Online Responsible Alcohol Beverage Server Training for Spanish Language Populations

Data from a Klein Buendel (KB) research project on the formative development of an online responsible alcohol beverage server training program for Spanish language populations the U.S. Southwest was presented in June at the 41st Annual Scientific Meeting of the Research Society on Alcoholism in San Diego, California.

Preventing alcohol-related injury and death is a national priority. Evidence-based interventions to change organizational and community norms, including training to promote responsible alcohol beverage service (RBS), are important public health approaches. However, current RBS training has not been tailored to address Spanish-speaking populations that represent disproportionately high rates of alcohol-related injury and death in the U.S. WayToServe®, an evidence-based RBS intervention, is being redesigned to promote a culturally and linguistically adapted RBS training for Spanish-speaking servers, titled WayToServe Español.

Four focus groups were conducted with Spanish-speaking alcohol servers to identify linguistic and culturally relevant additions to create WayToServe Español. Focus groups were held in El Paso, Texas, on weekdays in spring 2017, between 1:30-3:00 pm. Of the 37 participants, all were either monolingual or bilingual Spanish-speakers and active or recent alcohol sellers/servers. Research team members conducted the groups. The discussions were audiotaped and transcribed verbatim from Spanish to English. Two team members reviewed all transcripts for recurring ideas and comments and then categorized them into main themes.

Preliminary analysis identified four overarching themes: (1) challenges faced by servers, such as setting clear limits for alcohol service for their patrons; (2) support for RBS training; (3) participants’ evaluations of previous training (for example, the low quality of existing Spanish-language RBS training; and (4) their recommendations for Spanish-language RBS training, such as the importance of culturally-respectful training.

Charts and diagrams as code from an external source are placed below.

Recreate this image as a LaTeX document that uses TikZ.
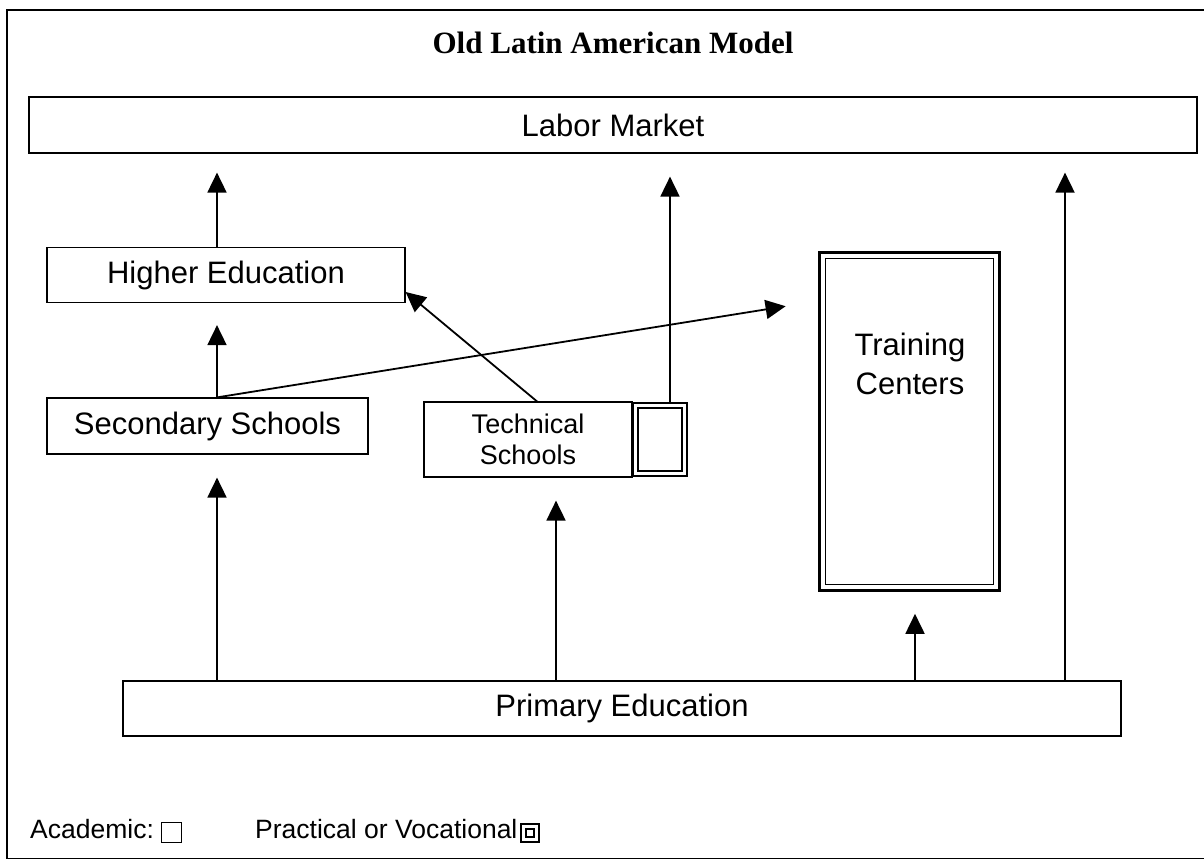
\documentclass[tikz,border=0pt]{standalone}
\usepackage{fontspec}
\setmainfont{Liberation Serif}
\newfontfamily\arialfont{Liberation Sans}
\usetikzlibrary{arrows.meta,calc}
\begin{document}
\begin{tikzpicture}[x=1pt,y=-1pt,
  box/.style={draw, line width=1.2pt, inner sep=0pt, font=\arialfont\fontsize{31}{36}\selectfont, align=center},
  arr/.style={line width=1.8pt, -{Triangle[length=20pt,width=19pt]}},
  lbl/.style={inner sep=0pt, font=\arialfont\fontsize{26.5}{30}\selectfont, anchor=base west}
]
\useasboundingbox (0,0) rectangle (1204,860);
% outer frame
\draw[line width=1.6pt] (1204,10) -- (7,10) -- (7,858.5) -- (1204,858.5);

\node[font=\bfseries\fontsize{31}{36}\selectfont, anchor=base] (title) at (613,53) {Old Latin American Model};

\node[box, minimum width=1168, minimum height=56] (lab) at (613,125) {Labor Market};
\node[box, minimum width=358, minimum height=55] (hig) at (226,275) {Higher Education};
\node[box, minimum width=321, minimum height=56] (sec) at (207.5,426) {Secondary Schools};
\node[box, minimum width=208, minimum height=75, font=\arialfont\fontsize{27}{31}\selectfont] (tec) at (528,439.5) {Technical\\Schools};
\node[draw, line width=2.6pt, minimum width=54, minimum height=73, inner sep=0pt] (tecv) at (660,439.5) {};
\node[draw, line width=1.8pt, minimum width=44, minimum height=63, inner sep=0pt] at (tecv.center) {};
\node[draw, line width=2.6pt, minimum width=180, minimum height=338, inner sep=0pt] (tra) at (909.5,421.5) {};
\node[draw, line width=1.8pt, minimum width=168, minimum height=326, inner sep=0pt] at (tra.center) {};
\node[inner sep=0pt, align=center, font=\arialfont\fontsize{31}{39}\selectfont] (tratxt) at (910,364) {Training\\Centers};
\node[box, minimum width=998, minimum height=55] (pri) at (622,708.5) {Primary Education};

\coordinate (xA) at (217,0);
\coordinate (xB) at (556,0);
\coordinate (xC) at (670,0);
\coordinate (xD) at (915,0);
\coordinate (xE) at (1065,0);
\coordinate (xT) at (537,0);
\coordinate (yT) at (0,301);
\coordinate (yH) at (0,292);

\draw[arr, shorten >=23pt] (pri.north -| xA) -- (sec.south -| xA);
\draw[arr, shorten >=22pt] (sec.north -| xA) -- (hig.south -| xA);
\draw[arr, shorten >=19pt] (hig.north -| xA) -- (lab.south -| xA);
\draw[arr, shorten >=23pt] (pri.north -| xB) -- (tec.south -| xB);
\draw[arr, shorten >=23pt] (tecv.north -| xC) -- (lab.south -| xC);
\draw[arr, shorten >=22pt] (pri.north -| xD) -- (tra.south -| xD);
\draw[arr, shorten >=19pt] (pri.north -| xE) -- (lab.south -| xE);
\draw[arr, shorten >=33pt] (sec.north -| xA) -- (tra.west |- yT);
\draw[arr] (tec.north -| xT) -- (hig.east |- yH);

% legend
\node[lbl] (acad) at (30,838) {Academic:};
\node[draw, line width=1.3pt, minimum width=20, minimum height=20, inner sep=0pt, anchor=south west] (acsym) at (161,843) {};
\node[lbl] (prac) at (255,838) {Practical or Vocational};
\node[draw, line width=2.2pt, minimum width=18, minimum height=18, inner sep=0pt, anchor=south west] (vosym) at ([xshift=2pt,yshift=-5pt]prac.base east) {};
\node[draw, line width=1.8pt, minimum width=8, minimum height=8, inner sep=0pt] at (vosym.center) {};
\end{tikzpicture}
\end{document}
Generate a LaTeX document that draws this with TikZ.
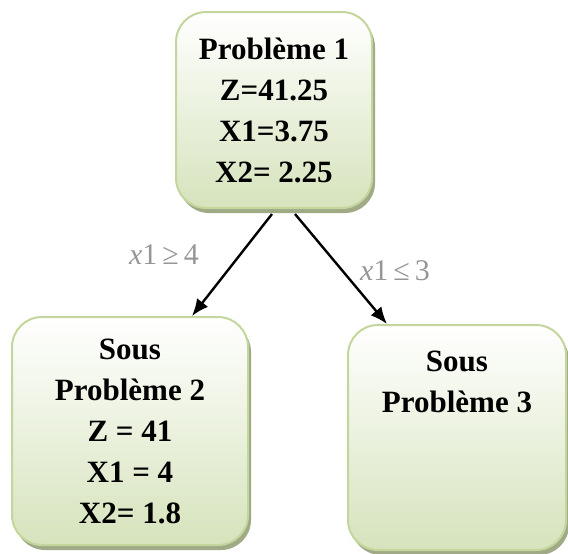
\documentclass[tikz,border=0pt]{standalone}
\usepackage{fontspec}
\setmainfont{Liberation Serif}
\usetikzlibrary{arrows.meta,positioning,shadows}
\definecolor{boxline}{RGB}{195,214,155}
\definecolor{boxfill}{RGB}{214,227,188}
\definecolor{boxshadow}{RGB}{160,170,135}
\definecolor{condgray}{RGB}{150,150,150}

\begin{document}
\begin{tikzpicture}[x=0.5pt,y=-0.5pt,
    probbox/.style={draw=boxline,line width=1pt,rounded corners=15pt,top color=white,bottom color=boxfill,
      drop shadow={shadow xshift=1.5pt,shadow yshift=-2.5pt,fill=boxshadow,opacity=1}},
    probtext/.style={align=center,inner sep=0pt,font=\bfseries\fontsize{15.5}{20.5}\selectfont},
    cond/.style={text=condgray,inner sep=0pt,font=\fontsize{15}{18}\selectfont},
    branch/.style={-{Latex[length=8.5pt,width=7pt]},line width=1.2pt}]
  \useasboundingbox (0,0) rectangle (568,553);
  \node[probbox,probtext,minimum width=98pt,minimum height=98pt] (p1) at (274,110) {Problème 1\\Z=41.25\\X1=3.75\\X2= 2.25};
  \node[probbox,probtext,minimum width=118pt,minimum height=114pt] (p2) at (130,431) {Sous\\Problème 2\\Z = 41\\X1 = 4\\X2= 1.8};
  \node[probbox,minimum width=109pt,minimum height=112.5pt] (p3) at (457,437.5) {};
  \node[probtext,below=13.5pt of p3.north] (p3txt) {Sous\\Problème 3};
  \draw[branch] ([xshift=-1pt,yshift=-2.5pt]p1.south) -- node[cond,pos=.4,left=20pt] (c1) {\textit{x}1\,≥\,4} ([xshift=31pt]p2.north);
  \draw[branch] ([xshift=10.5pt,yshift=-2.5pt]p1.south) -- node[cond,pos=.52,right=8pt] (c2) {\textit{x}1\,≤\,3} ([xshift=-35pt]p3.north);
\end{tikzpicture}
\end{document}
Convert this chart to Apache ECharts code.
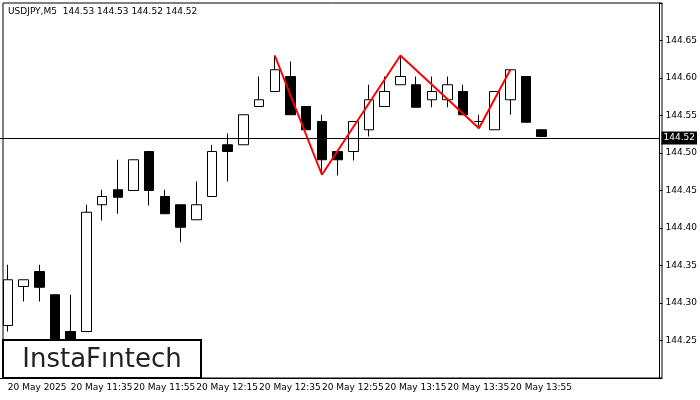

Participants noted easy access to the web-based RBS training. Overall, the data suggest that WayToServe Español for Spanish-speaking servers is an important step in the creation of culturally- and linguistically-relevant approaches to enhance RBS.

This research project is titled “WayToServe Español: A Culturally-Appropriate Online Responsible Beverage Service Training for Spanish-Speaking Servers” and is funded by the National Institute of Minority Health and Health Disparities at the National Institutes of Health (R44MD010405. Dr. W. Gill Woodall, a KB Senior Scientist, is the project’s Principal Investigator. Collaborating co-authors on this presentation included Dr. Victoria Sanchez from the University of New Mexico Health Sciences Center, Dr. Areli Chacon Silva and Dr. Frank Perez from the University of Texas at El Paso, and Ms. Jeanny Camacho Reither, KB Senior Project Coordinator.

Collaborator Spotlight:
Dr. Victoria Sánchez

Collaborator Spotlight:
Dr. Victoria Sánchez

Dr. Victoria Sánchez is an Associate Professor in the College of Population Health at the University of New Mexico (UNM) in Albuquerque.  She earned her MPH at the University of California at Berkeley and her Doctorate in Public Health (DrPH) in Health Behavior and Health Education at the University of North Carolina at Chapel Hill.  She directs the MPH Community Health Concentration track at UNM and teaches social and behavioral sciences courses for the UNM College of Public Health.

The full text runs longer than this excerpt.